In 1448, the Patriarchate of Moscow (the Russian Church) became independent from the Patriarchate of Constantinople. Metropolitan Jonas, installed by the Council of Russian bishops in 1448, was given the title of Metropolitan of Moscow and All Russia. This was just five years before the fall of Constantinople in 1453. From this point onward the Russian Orthodox Church saw Moscow as the Third Rome, legitimate successor to Constantinople, and the Primate of Moscow as head of the Russian Orthodox Church.

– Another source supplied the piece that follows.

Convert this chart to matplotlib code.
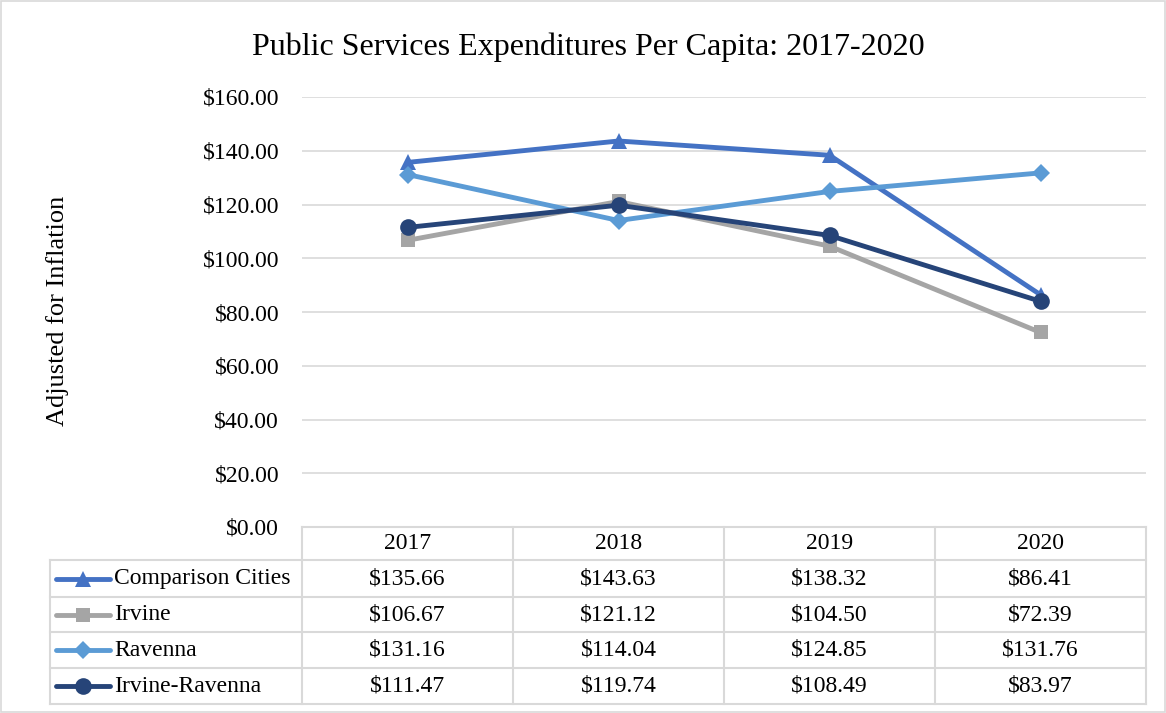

Consolidation and codification
The reign of Ivan III and his successor was plagued by numerous heresies and controversies. One party, led by Nil Sorsky and Vassian Kosoy, called for the secularisation of monastic properties. They were opposed by the influential Joseph of Volotsk, who defended ecclesiastical ownership of land and property. The sovereign's position fluctuated, but eventually he threw his support to Joseph. New sects sprang up, some of which showed a tendency to revert to Mosaic law: for instance, the archpriest Aleksei converted to Judaism after meeting a certain Zechariah the Jew.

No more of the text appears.